- Directed by: Zipporah Nyaruri
- Written by: Phil Jandaly, Ricardo Acosta
- Produced by: Zipporah Nyaruri, Portia Cele
- Starring: Evaline Wambua Mutuku
- Release date: 2025 (Red Sea International Film Festival);
- Running time: 85 minutes
- Countries: Kenya, South Africa, Saudi Arabia, Netherlands
- Languages: Swahili, English, Kikamba

= Truck Mama =

2025 Kenyan documentary

Truck Mama is a 2025 documentary directed by Zipporah Nyaruri. The film follows Eva (Evaline Wambua Mutuku), a single mother and long-haul truck driver in Kenya, as she navigates dangerous roads and a male-dominated profession. The documentary had its world premiere at the 2025 International Documentary Film Festival Amsterdam, its international premiere in-competition at the 2025 Red Sea International Film Festival where it was the only documentary in-competition and was the opening film of the 2026 Encounters South African International Documentary Festival.

A co-production between Kenya, South Africa, Saudi Arabia, and the Netherlands, the film is in Swahili, English, and Kikamba.
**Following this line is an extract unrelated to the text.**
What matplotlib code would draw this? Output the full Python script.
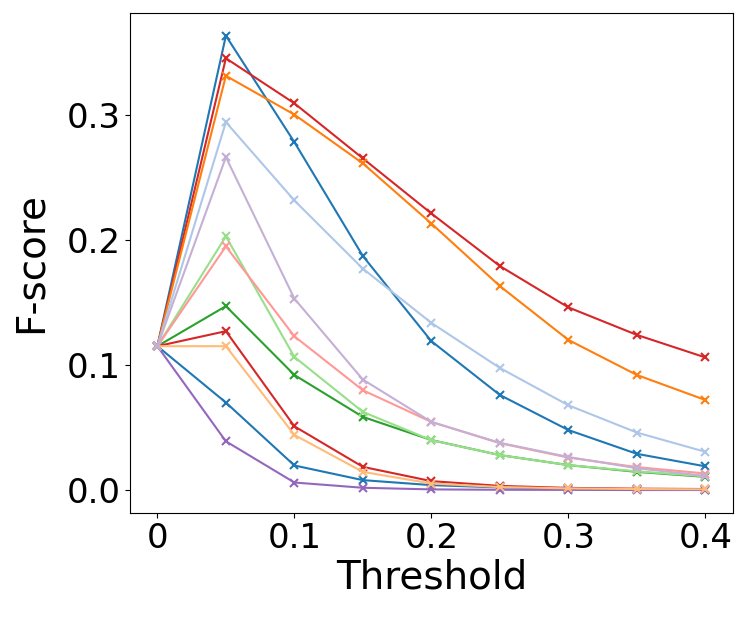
import matplotlib
matplotlib.use('agg')
import matplotlib.pyplot as plt

# thresholds on the x axis
thresholds = [0, 0.05, 0.1, 0.15, 0.2, 0.25, 0.3, 0.35, 0.4]
xtick_labels = ["0", "0.1", "0.2", "0.3", "0.4"]

# F-score curves
f_blue = [0.115, 0.363, 0.278, 0.187, 0.119, 0.076, 0.048, 0.029, 0.019]
f_red = [0.115, 0.345, 0.309, 0.265, 0.221, 0.179, 0.146, 0.124, 0.106]
f_orange = [0.115, 0.331, 0.300, 0.261, 0.213, 0.163, 0.120, 0.092, 0.072]
f_green = [0.115, 0.147, 0.092, 0.0585, 0.040, 0.028, 0.020, 0.0146, 0.0106]
f_red_low = [0.115, 0.127, 0.051, 0.0186, 0.0072, 0.0034, 0.0018, 0.0012, 0.0009]
f_blue_low = [0.115, 0.070, 0.0197, 0.008, 0.004, 0.0022, 0.0012, 0.0008, 0.0005]
f_purple = [0.115, 0.039, 0.0061, 0.0019, 0.0006, 0.0003, 0.0002, 0.0001, 0.0001]
f_lorange = [0.115, 0.115, 0.0441, 0.0146, 0.0053, 0.0025, 0.0014, 0.0009, 0.0007]
f_lgreen = [0.115, 0.2027, 0.1064, 0.0625, 0.0399, 0.028, 0.020, 0.015, 0.0110]
f_pink = [0.115, 0.1947, 0.1229, 0.0798, 0.0545, 0.0375, 0.026, 0.0184, 0.0133]
f_lblue = [0.115, 0.294, 0.2314, 0.1769, 0.1336, 0.0976, 0.0678, 0.046, 0.0306]
f_lpurple = [0.115, 0.266, 0.153, 0.0883, 0.0545, 0.0378, 0.0265, 0.0175, 0.0114]

series = [
    (f_blue, '#1f77b4'),
    (f_red, '#d62728'),
    (f_orange, '#ff7f0e'),
    (f_green, '#2ca02c'),
    (f_red_low, '#d62728'),
    (f_blue_low, '#1f77b4'),
    (f_purple, '#9467bd'),
    (f_lorange, '#ffbb78'),
    (f_lgreen, '#98df8a'),
    (f_pink, '#ff9896'),
    (f_lblue, '#aec7e8'),
    (f_lpurple, '#c5b0d5'),
]

fig = plt.figure(figsize=(7.47, 6.2), dpi=100)
ax = fig.add_axes([0.174, 0.173, 0.807, 0.806])

for vals, col in series:
    ax.plot(thresholds, vals, marker='x', color=col, linewidth=1.5,
            markeredgewidth=1.5)

ax.set_xticks([0, 0.1, 0.2, 0.3, 0.4])
ax.set_xticklabels(xtick_labels)
ax.set_yticks([0.0, 0.1, 0.2, 0.3])
ax.tick_params(labelsize=24.5)
ax.set_xlabel("Threshold", fontsize=28, labelpad=2)
ax.set_ylabel("F-score", fontsize=28, labelpad=12)

fig.savefig("out.png", dpi=100)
It is also Nyaruri's first feature-length project.

== Synopsis ==
Eva is a single mother of two who works as a long-haul truck driver in Kenya. The film depicts her two-week journey from Kenya for Sudan, interweaving her professional life on the road with her personal struggles, including caring for her children.

Along the way, she faces challenges like border guards, delays, breakdowns and dangerous security situations, but also shows resilience, humour and resourcefulness. The documentary includes observational scenes of Eva's personal and work life featuring conversations with her family and fellow truck drivers.

== Production ==
Director Zippy Nyaruri began working on the film in 2011 through the Lola Kenya Screen film forum. She heard about woman truck drivers in Kenya and sought to find one. After a long search, she finally met the film's subject, Evaline Wambua Mutuku ("Eva"), in Mombasa, who was then pregnant and thinking of quitting driving. The film's production started two years after meeting Eva and was initially funded by Docubox while Nyaruri was living in Kenya. Through co-producer Portia Cele (who Nyaruri met at the Durban Film Mart), the film secured production funds from South Africa's National Film and Video Foundation. The Red Sea Fund supported post-production. The films also received support from the IDFA Forum and the Hot Docs-Blue Ice Docs Fund.

== Release ==
The film had its world premiere at the International Documentary Film Festival Amsterdam (IDFA) in 2025 and its international premiere in the Red Sea Competition Category at the 2025 Red Sea International Film Festival in Jeddah, Saudi Arabia.

== Reception ==
Critical reviews generally praise the film for tackling taboos and offering and inspiring portrait of a single mother in a male-dominated profession. Bassirou Niang of "Africine" praised the film for portraying a "determined" woman who fights for dignity and "shapes the image of a courageous mother". David Sánchez of "Te Gusta Mucho El Cine" described the documentary as a journey of resistance, humor and learning and commended its intimate access to Eva's life.